И это действительно так, а в записной книжке по этому поводу, выражая восхищение отцом, я написал, что проводы покойника это остатки древних обрядов, когда дикари верили в загробный мир и покойника отправляли как бы туда.
Папа еще в 57-м показывал мне оградку, которую он купил себе для могилки, он хотел, чтобы и в этом мире, на этой стороне земли осталось напоминание о его существовании, а я даже кладбища не знаю, где его могилка, даже с родственниками не познакомился. Произнес на поминках прощальное слово и уехал.
Сейчас у меня седая борода, возможно, я поумнел, и проводы  считаю полезными, как пример для живых.
И пусть эта книга будет памятью о папе.


Со смертью папы закрылась еще одна шторка объектива, через который я мог видеть прошлое.


Вернувшись с похорон, я уже не вернулся в деревню, а пошел на работу. После замены провалившегося пятилетнего плана семилетним, я уже не мог с доверием относиться к новым цифрам и искренне говорить об их реальности своим слушателям. Осенью 59-го года я уклонился от предложения продолжить агитационную работу.

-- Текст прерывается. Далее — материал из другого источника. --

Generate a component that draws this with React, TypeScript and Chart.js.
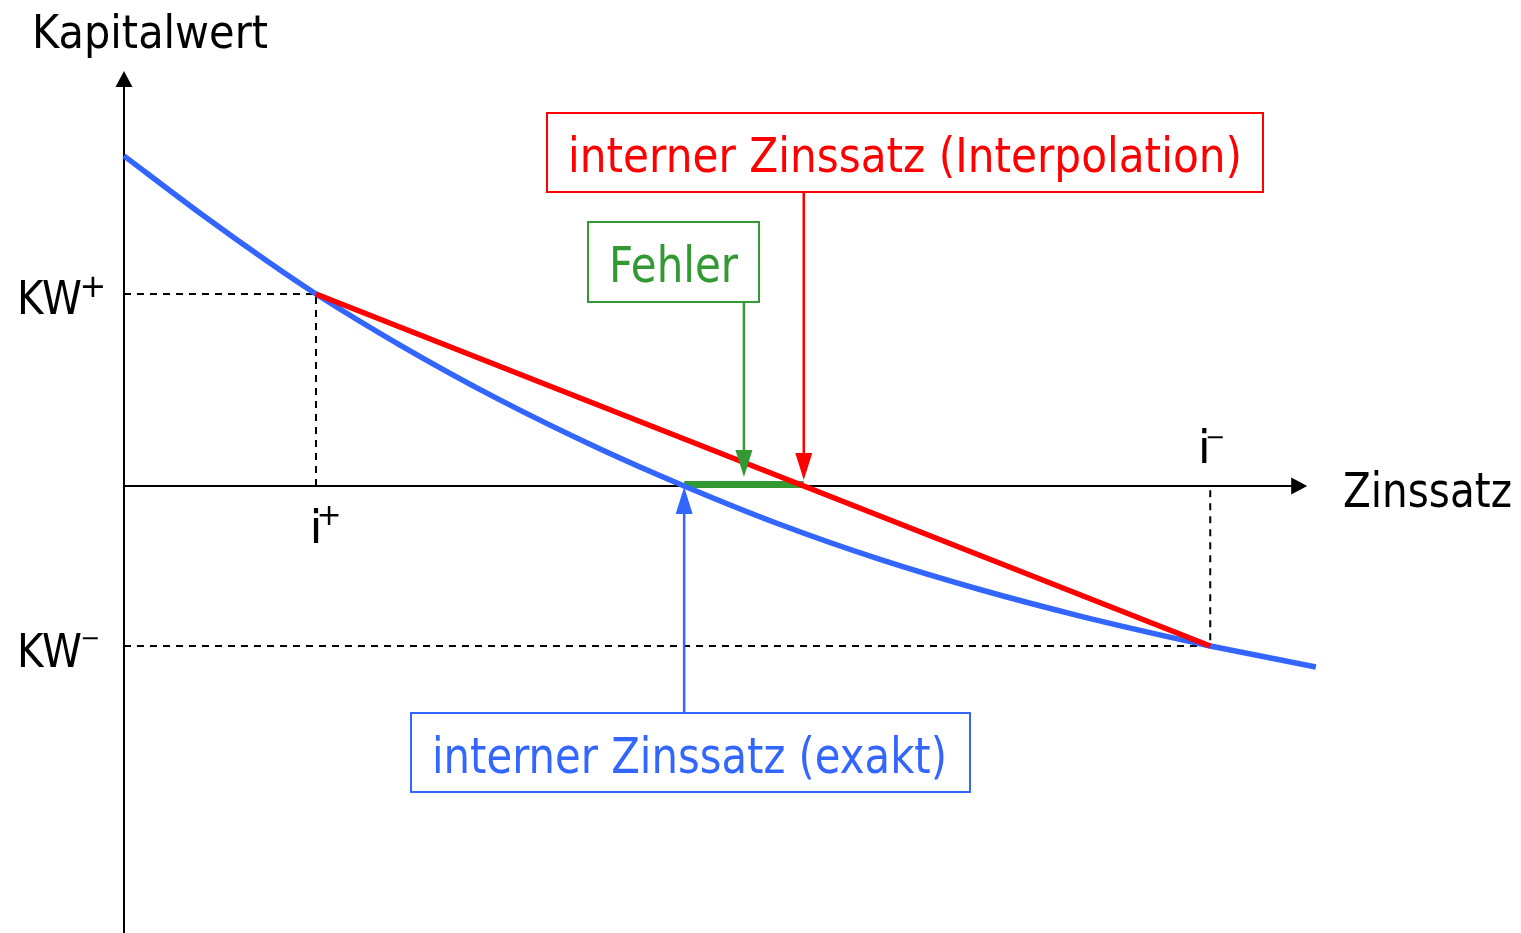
import React, { useEffect, useRef } from "react";
import { Chart, registerables } from "chart.js";

Chart.register(...registerables);

// ---- data (interest rate in %, Kapitalwert in arbitrary units) ----
const blueRates = [0, 1.58, 2.98, 4.0, 5.75, 7.83, 9.92, 11.67, 13.67, 15.75, 17.83, 19.92, 22.0, 22.63, 24.83];
const blueValues = [20.63, 17.06, 14.06, 12.0, 8.81, 5.38, 2.31, 0, -2.41, -4.59, -6.47, -8.13, -9.59, -10.0, -11.31];

const iPlus = 4.0;
const iMinus = 22.63;
const kwPlus = 12;
const kwMinus = -10;
const irrExact = 11.67;
// linear interpolation between (i+, KW+) and (i-, KW-)
const irrInterp = iPlus + (kwPlus * (iMinus - iPlus)) / (kwPlus - kwMinus);

// axis extents
const xRange = [-2.583, 29.104];
const yRange = [-27.94, 30.375];
const xAxisEnd = 24.65;
const yAxisEnd = 25.94;

const labels = {
  yTitle: "Kapitalwert",
  xTitle: "Zinssatz",
  kw: "KW",
  i: "i",
  interp: "interner Zinssatz (Interpolation)",
  exact: "interner Zinssatz (exakt)",
  error: "Fehler",
};

const BLUE = "#3366ff";
const RED = "#ff0000";
const GREEN = "#339933";
const FONT = '"DejaVu Sans"';

function fitText(ctx: CanvasRenderingContext2D, text: string, left: number, baseline: number, size: number, width: number, color: string) {
  ctx.save();
  ctx.font = `${size}px ${FONT}`;
  ctx.fillStyle = color;
  ctx.textAlign = "left";
  ctx.textBaseline = "alphabetic";
  const m = ctx.measureText(text).width;
  ctx.translate(left, baseline);
  ctx.scale(width / m, 1);
  ctx.fillText(text, 0, 0);
  ctx.restore();
}

function centerGlyph(ctx: CanvasRenderingContext2D, text: string, cx: number, cy: number, size: number, color: string) {
  ctx.save();
  ctx.font = `${size}px ${FONT}`;
  ctx.fillStyle = color;
  ctx.textAlign = "left";
  ctx.textBaseline = "alphabetic";
  const m = ctx.measureText(text);
  const l = m.actualBoundingBoxLeft;
  const r = m.actualBoundingBoxRight;
  const a = m.actualBoundingBoxAscent;
  const d = m.actualBoundingBoxDescent;
  const x = cx - (r - l) / 2 + l;
  const y = cy + (a - d) / 2;
  ctx.fillText(text, x, y);
  ctx.restore();
}

function arrowHead(ctx: CanvasRenderingContext2D, x: number, tipY: number, dir: number, len: number, half: number, color: string) {
  ctx.beginPath();
  ctx.moveTo(x, tipY);
  ctx.lineTo(x - half, tipY - dir * len);
  ctx.lineTo(x + half, tipY - dir * len);
  ctx.closePath();
  ctx.fillStyle = color;
  ctx.fill();
}

function vArrow(ctx: CanvasRenderingContext2D, x: number, fromY: number, tipY: number, color: string) {
  const dir = tipY > fromY ? 1 : -1;
  const len = 27;
  ctx.save();
  ctx.strokeStyle = color;
  ctx.lineWidth = 2.5;
  ctx.beginPath();
  ctx.moveTo(x, fromY);
  ctx.lineTo(x, tipY - dir * len);
  ctx.stroke();
  arrowHead(ctx, x, tipY, dir, len, 8.5, color);
  ctx.restore();
}

function box(ctx: CanvasRenderingContext2D, x: number, y: number, w: number, h: number, color: string) {
  ctx.save();
  ctx.strokeStyle = color;
  ctx.lineWidth = 2;
  ctx.strokeRect(x, y, w, h);
  ctx.restore();
}

const diagramPlugin = {
  id: "diagram",
  beforeDatasetsDraw(chart: any) {
    const ctx: CanvasRenderingContext2D = chart.ctx;
    const X = (v: number) => chart.scales.x.getPixelForValue(v);
    const Y = (v: number) => chart.scales.y.getPixelForValue(v);
    ctx.save();
    ctx.strokeStyle = "#000";
    ctx.lineWidth = 2;
    // y axis
    const x0 = X(0);
    const yTop = Y(yAxisEnd);
    ctx.beginPath();
    ctx.moveTo(x0, Y(yRange[0]));
    ctx.lineTo(x0, yTop + 15);
    ctx.stroke();
    arrowHead(ctx, x0, yTop, -1, 16, 8.5, "#000");
    // x axis
    const y0 = Y(0);
    const xEnd = X(xAxisEnd);
    ctx.beginPath();
    ctx.moveTo(x0, y0);
    ctx.lineTo(xEnd - 15, y0);
    ctx.stroke();
    ctx.beginPath();
    ctx.moveTo(xEnd, y0);
    ctx.lineTo(xEnd - 16, y0 - 8.5);
    ctx.lineTo(xEnd - 16, y0 + 8.5);
    ctx.closePath();
    ctx.fillStyle = "#000";
    ctx.fill();
    ctx.restore();
  },
  afterDatasetsDraw(chart: any) {
    const ctx: CanvasRenderingContext2D = chart.ctx;
    const X = (v: number) => chart.scales.x.getPixelForValue(v);
    const Y = (v: number) => chart.scales.y.getPixelForValue(v);
    const y0 = Y(0);

    // axis titles
    fitText(ctx, labels.yTitle, 32, 48, 46, 236, "#000");
    fitText(ctx, labels.xTitle, 1343, y0 + 21, 48, 169, "#000");

    // KW+ / KW-
    fitText(ctx, labels.kw, 17, Y(kwPlus) + 20, 47, 65, "#000");
    centerGlyph(ctx, "+", 96, Y(kwPlus) - 7, 32, "#000");
    fitText(ctx, labels.kw, 17, Y(kwMinus) + 21, 47, 65, "#000");
    centerGlyph(ctx, "\u2212", 92, Y(kwMinus) - 7, 24, "#000");

    // i+ / i-
    ctx.save();
    ctx.font = `47px ${FONT}`;
    ctx.fillStyle = "#000";
    ctx.textAlign = "center";
    ctx.fillText(labels.i, X(iPlus), y0 + 57);
    ctx.fillText(labels.i, X(iMinus) - 6, y0 - 23);
    ctx.restore();
    centerGlyph(ctx, "+", 332, y0 + 29, 30, "#000");
    centerGlyph(ctx, "\u2212", 1217, y0 - 48, 24, "#000");

    // red callout
    box(ctx, 547, 113, 716, 79, RED);
    fitText(ctx, labels.interp, 568, 172, 48, 674, RED);
    vArrow(ctx, X(irrInterp), 193, y0 - 6, RED);

    // green callout
    box(ctx, 588, 222, 171, 80, GREEN);
    fitText(ctx, labels.error, 609, 282, 50, 129, GREEN);
    vArrow(ctx, X((irrExact + irrInterp) / 2), 303, y0 - 9, GREEN);

    // blue callout
    box(ctx, 411, 713, 559, 79, BLUE);
    fitText(ctx, labels.exact, 432, 773, 49, 515, BLUE);
    vArrow(ctx, X(irrExact), 712, y0 + 1, BLUE);
  },
};

export default function App() {
  const ref = useRef<HTMLCanvasElement>(null);
  useEffect(() => {
    document.body.style.margin = "0";
    const canvas = ref.current!;
    const chart = new Chart(canvas, {
      type: "scatter",
      data: {
        datasets: [
          {
            label: "Interpolation",
            data: [
              { x: iPlus, y: kwPlus },
              { x: iMinus, y: kwMinus },
            ],
            showLine: true,
            borderColor: RED,
            borderWidth: 5.5,
            pointRadius: 0,
            order: 1,
          },
          {
            label: "Kapitalwert",
            data: blueRates.map((r, k) => ({ x: r, y: blueValues[k] })),
            showLine: true,
            borderColor: BLUE,
            borderWidth: 5.5,
            pointRadius: 0,
            cubicInterpolationMode: "monotone",
            order: 2,
          },
          {
            label: "Fehler",
            data: [
              { x: irrExact, y: 0.1 },
              { x: irrInterp, y: 0.1 },
            ],
            showLine: true,
            borderColor: GREEN,
            borderWidth: 7,
            pointRadius: 0,
            order: 3,
          },
          {
            label: "KW+",
            data: [
              { x: 0, y: kwPlus },
              { x: iPlus, y: kwPlus },
              { x: iPlus, y: 0 },
            ],
            showLine: true,
            borderColor: "#000",
            borderWidth: 2,
            borderDash: [7, 6],
            pointRadius: 0,
            order: 5,
          },
          {
            label: "KW-",
            data: [
              { x: 0, y: kwMinus },
              { x: iMinus, y: kwMinus },
              { x: iMinus, y: 0 },
            ],
            showLine: true,
            borderColor: "#000",
            borderWidth: 2,
            borderDash: [7, 6],
            pointRadius: 0,
            order: 5,
          },
        ],
      },
      options: {
        responsive: false,
        animation: false,
        devicePixelRatio: 1,
        layout: { padding: 0 },
        plugins: { legend: { display: false }, tooltip: { enabled: false } },
        scales: {
          x: { type: "linear", min: xRange[0], max: xRange[1], display: false },
          y: { type: "linear", min: yRange[0], max: yRange[1], display: false },
        },
      },
      plugins: [diagramPlugin],
    } as any);
    return () => chart.destroy();
  }, []);
  return (
    <div style={{ width: 1521, height: 933 }}>
      <canvas ref={ref} width={1521} height={933} style={{ display: "block" }} />
    </div>
  );
}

Отдел наш к этому времени преобразовали. Нашу бригаду, как самостоятельную единицу ликвидировали и влили в бригаду конструкторов. Новый начальник Розенштейн был до мозга костей конструктором и только в этом видел смысл существования человека. К этому благородному делу он решил и меня приобщить. Мы в это время создавали двигатель для нового самолета ИЛ–62.
 Проблем по маслосистеме не было и мне было откровенно скучно. Розенштейн взял меня с собой в командировку по согласованию маслосистемы, что было по моей части, но делать по этой части там особенно было нечего. После согласования он у Илюшина посадил меня за доску с тем, чтобы я нарисовал масляный бак, который на новом двигателе крепился к двигателю. Я прикинул(!) обводы бака в габаритах мотогондолы так, чтобы он имел заданный объем и чтобы в нем размещался датчик уровня масла.  А Григорий Львович ожидал, что я нарисую компоновочный чертеж крепления маслобака с гаечками и винтиками. Розенштейн ничего не сказал мне – он понял, что я не конструктор. Дефектов не было. Закончил я и работу по методу расчета центробежных разделителей во всем диапазоне возможных чисел Рейнольдса. Явно скучая, я писал какие-то пустяшные отчеты. И меня по моей просьбе перевели в отдел регулирования.
После того, как я ушел из бригады, дефекты, когда началась активная доводка двигателя, появились, и Григорий Львович просил меня вернуться, а у меня уже была новая интересная работа. 
Но очередной отпуск я еще отгулял, работая в старой бригаде.